Dear Parents and Carers,
One thing that is very clear from our recent experiences, is that the ICT skills of our pupils, parents and staff have been very much tested over the last few weeks. Speaking personally, I’ve learned so much about online platforms, video conferencing and collaborative networking, so I can strongly argue that many of us have been taken out of our comfort zone and despite the circumstances, sometimes that’s not a bad thing. We held a Governors’ meeting this week, via Microsoft Teams online and it was great to be able to discuss the many ongoing issues that schools face at this current time with them all. Another new experience!

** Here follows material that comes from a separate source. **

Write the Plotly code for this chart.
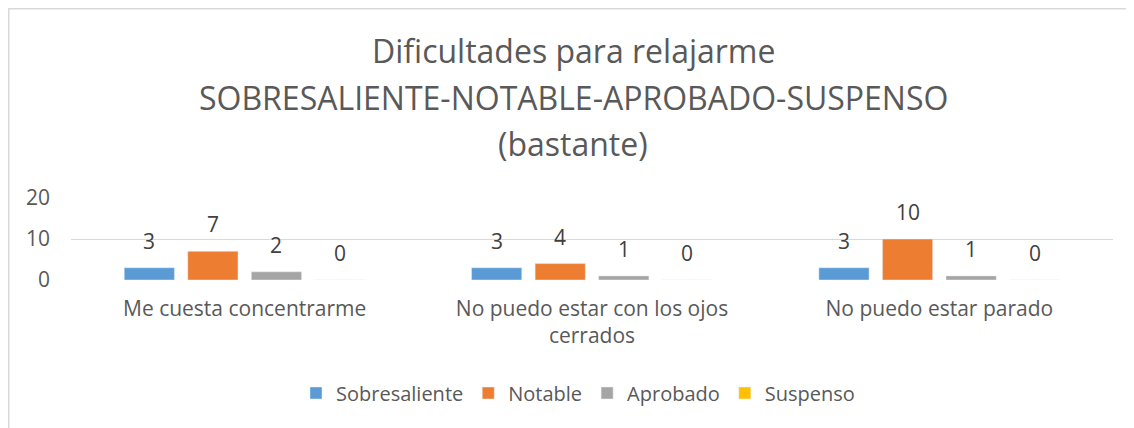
import plotly.graph_objects as go

categories = ["Me cuesta concentrarme", "No puedo estar con los ojos<br>cerrados", "No puedo estar parado"]
series_names = ["Sobresaliente", "Notable", "Aprobado", "Suspenso"]
sobresaliente = [3, 3, 3]
notable = [7, 4, 10]
aprobado = [2, 1, 1]
suspenso = [0, 0, 0]
colors = ["#5B9BD5", "#ED7D31", "#A5A5A5", "#FFC000"]
y_ticks = [0, 10, 20]
title_lines = ["Dificultades para relajarme", "SOBRESALIENTE-NOTABLE-APROBADO-SUSPENSO", "(bastante)"]

# the page body has an 8px margin, so the figure is drawn 8px in from the page corner
OFF = 8
W, H = 1134 - OFF, 428 - OFF
L, R, T, B = 71 - OFF, 21, 198 - OFF, 148
pw, ph = W - L - R, H - T - B
BARGAP, GROUPGAP = 0.268, 0.21

def px_to_paper_x(px_page):
    return (px_page - OFF - L) / pw

def px_to_paper_y(py_page):
    return (H - B - (py_page - OFF)) / ph

FONT = "Open Sans"
TXT = "#595959"
all_series = [sobresaliente, notable, aprobado, suspenso]
fig = go.Figure()
for name, vals, c in zip(series_names, all_series, colors):
    fig.add_trace(go.Bar(x=categories, y=vals, name=name, marker_color=c))

# data labels above each bar (placed in data coordinates of the grouped bars)
n = len(series_names)
slot = (1 - BARGAP) / n
for i, vals in enumerate(all_series):
    for j, v in enumerate(vals):
        fig.add_annotation(x=j + (i - (n - 1) / 2) * slot, y=v, xref="x", yref="y",
                           text=str(v), showarrow=False, xanchor="center", yanchor="bottom",
                           yshift=11, font=dict(family=FONT, size=21, color="#404040"))

# title lines
for line, py in zip(title_lines, [50, 98, 143]):
    fig.add_annotation(text=line, xref="paper", yref="paper",
                       x=px_to_paper_x(573), y=px_to_paper_y(py),
                       xanchor="center", yanchor="middle", showarrow=False,
                       font=dict(family=FONT, size=32, color=TXT))

# chart frame (left and top edges)
fig.add_shape(type="line", xref="paper", yref="paper",
              x0=px_to_paper_x(OFF + 0.75), x1=px_to_paper_x(OFF + 0.75),
              y0=px_to_paper_y(440), y1=px_to_paper_y(OFF + 0.75),
              line=dict(color="#D9D9D9", width=1.5))
fig.add_shape(type="line", xref="paper", yref="paper",
              x0=px_to_paper_x(OFF), x1=px_to_paper_x(1140),
              y0=px_to_paper_y(OFF + 0.75), y1=px_to_paper_y(OFF + 0.75),
              line=dict(color="#D9D9D9", width=1.5))

fig.update_layout(
    width=W, height=H,
    margin=dict(l=L, r=R, t=T, b=B, autoexpand=False),
    paper_bgcolor="white", plot_bgcolor="white",
    barmode="group", bargap=BARGAP, bargroupgap=GROUPGAP,
    showlegend=True,
    legend=dict(orientation="h", x=px_to_paper_x(578), xanchor="center",
                y=px_to_paper_y(393), yanchor="middle",
                font=dict(family=FONT, size=20, color=TXT),
                itemwidth=30, traceorder="normal"),
    xaxis=dict(showgrid=False, showline=False, ticks="", ticklabelstandoff=14,
               tickfont=dict(family=FONT, size=21, color=TXT)),
    yaxis=dict(range=[0, 20], tickvals=y_ticks, showgrid=True, gridcolor="#D9D9D9",
               gridwidth=1, zeroline=False, showline=False, ticks="",
               ticklabelstandoff=20,
               tickfont=dict(family=FONT, size=21, color=TXT)),
)

fig.write_html("out.html")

I’m extremely indebted to the school staff for their efforts over the last few weeks. I have asked much of them, as they’ve developed their skills in using Google Classroom from a standing start and have successfully managed to engage so many of our pupils through this platform and despite the unconventional nature of its introduction, it has been brilliant professional development for them. Google Classroom will also be a fabulous teaching tool when we return to school, with staff and pupils having had a significant amount of experience using it. One thing this crisis will have done, is develop digital competency skills all round!
I’m sure you’ll appreciate, it will not have been easy for school staff, as they’ve been encountering many of the problems you will have experienced at home. Many of our staff have children of their own and have had to juggle their home learning, as well as that of their own pupils’, while sharing temperamental equipment and juggling responsibilities with partners who are also working from home in their own professions. Everybody has pulled together in such a positive way. On top of this, we’ve had a number of our staff volunteering in the Ruthin Hub, providing vital childcare to pupils of Key Workers in tandem with staff from other schools. Their valuable contributions are very much appreciated.
There’s been an increasing amount of talk in the media about schools reopening and sadly it’s now becoming more and more of a political football to be kicked about, despite the fact that strictly speaking, Rhos Street like many of our schools, hasn’t even closed due to its repurposing as a childcare hub. The debate of course, centres around the return of mainstream pupils and I wish more than anything, that there was a switch we could flip and return to normal. For those of us in good health, we can embrace returning with more confidence, knowing that the virus should not affect us adversely, were we to contract it. However, we must think beyond ourselves and consider carefully and plan meticulously for only opening our doors if we feel that the most vulnerable, most at risk person in the school community would be totally safe if we did. I look forward to seeing the proposals and guidance from Welsh Government, which I believe are imminent and I’m sure everybody will work together on a realistic timeline, to see a safe return to school for some of our pupils, their families and my staff, whenever that may be.
Once again, may I remind you all that we are here to support in any way we can. If you’re struggling, please reach out. If you need advice, please get in touch. Please continue to look after yourselves and say a hello from me to your children please. I speak for all of my staff in saying that we’re missing them very much.
I’m hopeful we’re seeing some light at the end of the tunnel now, so please; stay safe, stay at home, stay strong and dare I say it, stay alert!!